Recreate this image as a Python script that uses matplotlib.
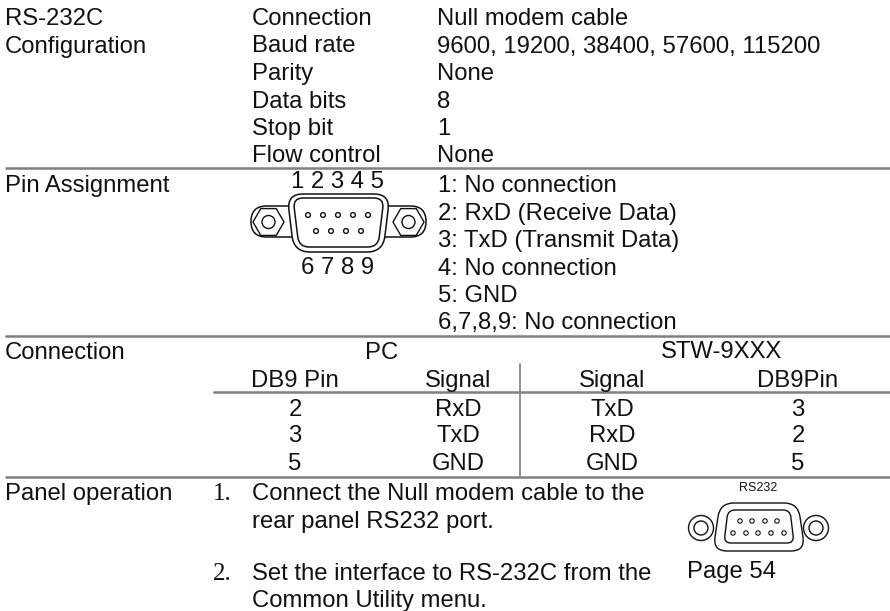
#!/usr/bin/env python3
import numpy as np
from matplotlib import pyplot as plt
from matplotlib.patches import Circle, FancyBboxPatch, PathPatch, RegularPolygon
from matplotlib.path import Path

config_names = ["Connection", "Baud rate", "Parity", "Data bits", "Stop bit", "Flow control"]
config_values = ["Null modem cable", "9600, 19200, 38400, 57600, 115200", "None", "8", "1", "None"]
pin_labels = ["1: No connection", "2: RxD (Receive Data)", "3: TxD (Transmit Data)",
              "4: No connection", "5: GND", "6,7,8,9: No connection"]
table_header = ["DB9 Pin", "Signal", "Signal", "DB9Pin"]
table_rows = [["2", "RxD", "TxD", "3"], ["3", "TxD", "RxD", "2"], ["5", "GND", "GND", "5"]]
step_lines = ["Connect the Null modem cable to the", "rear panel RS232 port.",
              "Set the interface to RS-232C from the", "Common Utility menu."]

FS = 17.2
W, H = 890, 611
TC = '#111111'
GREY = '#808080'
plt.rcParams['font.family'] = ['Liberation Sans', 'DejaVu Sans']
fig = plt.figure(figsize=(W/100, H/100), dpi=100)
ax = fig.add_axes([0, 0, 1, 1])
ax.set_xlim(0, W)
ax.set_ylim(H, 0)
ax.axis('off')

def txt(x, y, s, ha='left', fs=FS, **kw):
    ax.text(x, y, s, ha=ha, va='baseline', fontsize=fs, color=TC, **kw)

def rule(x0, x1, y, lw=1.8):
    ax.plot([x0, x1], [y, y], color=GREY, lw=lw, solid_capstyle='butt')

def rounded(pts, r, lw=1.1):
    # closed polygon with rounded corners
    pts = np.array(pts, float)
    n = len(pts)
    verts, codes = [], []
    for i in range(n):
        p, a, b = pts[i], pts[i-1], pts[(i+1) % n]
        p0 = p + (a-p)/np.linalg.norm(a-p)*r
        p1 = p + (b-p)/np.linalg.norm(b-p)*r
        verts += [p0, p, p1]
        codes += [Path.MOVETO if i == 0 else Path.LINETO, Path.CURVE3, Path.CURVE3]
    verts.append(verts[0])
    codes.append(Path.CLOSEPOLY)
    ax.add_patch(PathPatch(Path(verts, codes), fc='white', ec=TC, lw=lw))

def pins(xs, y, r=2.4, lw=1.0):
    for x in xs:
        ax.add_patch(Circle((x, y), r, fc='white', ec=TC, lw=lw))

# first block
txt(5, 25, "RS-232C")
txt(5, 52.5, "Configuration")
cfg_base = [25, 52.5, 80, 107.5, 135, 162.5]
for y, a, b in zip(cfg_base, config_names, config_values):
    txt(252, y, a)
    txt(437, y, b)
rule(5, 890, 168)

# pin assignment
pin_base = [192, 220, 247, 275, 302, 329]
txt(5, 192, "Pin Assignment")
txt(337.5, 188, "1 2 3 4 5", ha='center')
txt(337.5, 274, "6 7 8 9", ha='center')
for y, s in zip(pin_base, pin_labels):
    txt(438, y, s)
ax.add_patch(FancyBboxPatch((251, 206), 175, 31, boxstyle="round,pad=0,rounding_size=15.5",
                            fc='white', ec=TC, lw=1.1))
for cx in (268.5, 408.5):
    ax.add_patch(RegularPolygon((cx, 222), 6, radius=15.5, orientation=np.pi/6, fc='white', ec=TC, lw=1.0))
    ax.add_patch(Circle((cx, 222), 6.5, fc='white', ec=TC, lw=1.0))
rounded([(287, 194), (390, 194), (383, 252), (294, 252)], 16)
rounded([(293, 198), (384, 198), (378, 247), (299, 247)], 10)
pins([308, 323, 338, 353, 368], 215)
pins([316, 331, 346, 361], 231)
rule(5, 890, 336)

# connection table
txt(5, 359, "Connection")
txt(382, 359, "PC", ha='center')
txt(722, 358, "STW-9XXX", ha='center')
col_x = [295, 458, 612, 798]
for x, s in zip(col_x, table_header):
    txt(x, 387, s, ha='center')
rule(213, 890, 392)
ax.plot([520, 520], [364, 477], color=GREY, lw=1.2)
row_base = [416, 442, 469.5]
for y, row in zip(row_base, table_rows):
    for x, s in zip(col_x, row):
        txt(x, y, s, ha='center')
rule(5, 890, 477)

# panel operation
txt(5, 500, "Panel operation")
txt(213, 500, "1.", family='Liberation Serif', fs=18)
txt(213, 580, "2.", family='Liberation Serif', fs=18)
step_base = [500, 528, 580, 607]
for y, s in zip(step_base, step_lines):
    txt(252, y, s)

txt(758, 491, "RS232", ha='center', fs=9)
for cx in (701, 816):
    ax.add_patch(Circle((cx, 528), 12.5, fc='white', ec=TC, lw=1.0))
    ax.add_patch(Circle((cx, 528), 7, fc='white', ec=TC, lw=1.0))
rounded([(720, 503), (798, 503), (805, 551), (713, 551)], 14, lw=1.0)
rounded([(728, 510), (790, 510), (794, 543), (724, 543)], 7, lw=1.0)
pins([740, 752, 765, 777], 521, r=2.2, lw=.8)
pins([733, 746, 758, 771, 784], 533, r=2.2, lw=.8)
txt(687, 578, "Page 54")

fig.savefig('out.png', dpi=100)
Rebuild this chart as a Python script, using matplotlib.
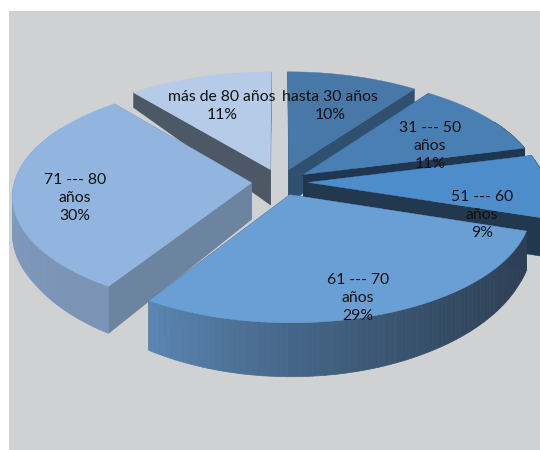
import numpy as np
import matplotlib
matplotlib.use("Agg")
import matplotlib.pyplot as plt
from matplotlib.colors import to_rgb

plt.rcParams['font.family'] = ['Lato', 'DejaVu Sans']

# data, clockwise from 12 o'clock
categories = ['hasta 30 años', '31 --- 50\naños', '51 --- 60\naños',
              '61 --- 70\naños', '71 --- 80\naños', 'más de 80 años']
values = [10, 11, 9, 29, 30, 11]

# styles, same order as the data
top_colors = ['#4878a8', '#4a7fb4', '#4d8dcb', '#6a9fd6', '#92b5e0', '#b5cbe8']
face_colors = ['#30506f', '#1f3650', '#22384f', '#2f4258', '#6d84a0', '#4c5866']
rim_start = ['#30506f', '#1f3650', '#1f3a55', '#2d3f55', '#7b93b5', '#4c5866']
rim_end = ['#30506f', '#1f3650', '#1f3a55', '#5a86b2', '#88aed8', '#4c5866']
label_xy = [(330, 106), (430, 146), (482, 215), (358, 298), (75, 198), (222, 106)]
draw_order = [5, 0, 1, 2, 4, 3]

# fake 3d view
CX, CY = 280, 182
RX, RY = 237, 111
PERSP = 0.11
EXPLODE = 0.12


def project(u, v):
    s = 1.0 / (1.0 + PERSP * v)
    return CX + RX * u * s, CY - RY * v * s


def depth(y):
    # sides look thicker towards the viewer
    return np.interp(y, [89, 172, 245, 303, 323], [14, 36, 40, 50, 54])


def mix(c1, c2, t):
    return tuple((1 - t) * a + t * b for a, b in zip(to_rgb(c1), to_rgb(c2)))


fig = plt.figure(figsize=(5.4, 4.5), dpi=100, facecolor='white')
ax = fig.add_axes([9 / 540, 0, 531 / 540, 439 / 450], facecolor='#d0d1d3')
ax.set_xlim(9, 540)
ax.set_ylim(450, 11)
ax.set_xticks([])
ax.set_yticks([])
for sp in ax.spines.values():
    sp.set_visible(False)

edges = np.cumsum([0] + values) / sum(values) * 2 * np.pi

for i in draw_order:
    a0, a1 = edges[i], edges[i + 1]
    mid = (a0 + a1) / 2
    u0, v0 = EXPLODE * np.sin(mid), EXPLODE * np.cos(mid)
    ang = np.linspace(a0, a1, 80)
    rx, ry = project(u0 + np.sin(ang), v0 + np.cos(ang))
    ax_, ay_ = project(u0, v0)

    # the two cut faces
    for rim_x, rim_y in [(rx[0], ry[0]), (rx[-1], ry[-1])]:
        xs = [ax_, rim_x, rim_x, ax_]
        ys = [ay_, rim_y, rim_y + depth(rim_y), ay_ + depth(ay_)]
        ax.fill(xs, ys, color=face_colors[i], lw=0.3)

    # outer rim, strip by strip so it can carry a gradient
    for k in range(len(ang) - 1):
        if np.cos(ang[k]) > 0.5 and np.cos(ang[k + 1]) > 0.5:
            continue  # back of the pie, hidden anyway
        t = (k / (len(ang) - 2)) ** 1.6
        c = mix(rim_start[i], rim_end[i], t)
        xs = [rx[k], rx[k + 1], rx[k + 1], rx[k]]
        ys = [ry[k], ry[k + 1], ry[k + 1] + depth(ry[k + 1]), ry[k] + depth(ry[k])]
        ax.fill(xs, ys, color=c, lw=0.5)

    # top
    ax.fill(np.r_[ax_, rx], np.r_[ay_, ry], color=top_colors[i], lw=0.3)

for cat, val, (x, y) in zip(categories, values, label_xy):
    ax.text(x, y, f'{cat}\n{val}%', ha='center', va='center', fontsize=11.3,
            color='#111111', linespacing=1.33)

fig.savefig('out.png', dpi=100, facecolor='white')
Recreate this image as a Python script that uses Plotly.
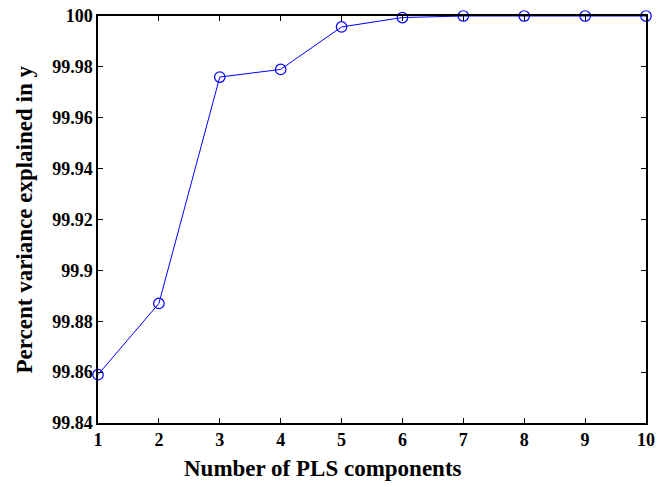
◇ ◇ ◇
◆ EXERCISE GOAL: All lines above starting at the one with "Rebuild this chart" and ending at the one with "plt.rcParams['font.family'] = ['Lato', 'DejaVu", inclusive, are to be printed again exactly, with the pictures left out.

◆ RESPONSE TO THIS EXERCISE:
Rebuild this chart as a Python script, using matplotlib.
import numpy as np
import matplotlib
matplotlib.use("Agg")
import matplotlib.pyplot as plt
from matplotlib.colors import to_rgb

plt.rcParams['font.family'] = ['Lato', 'DejaVu Sans']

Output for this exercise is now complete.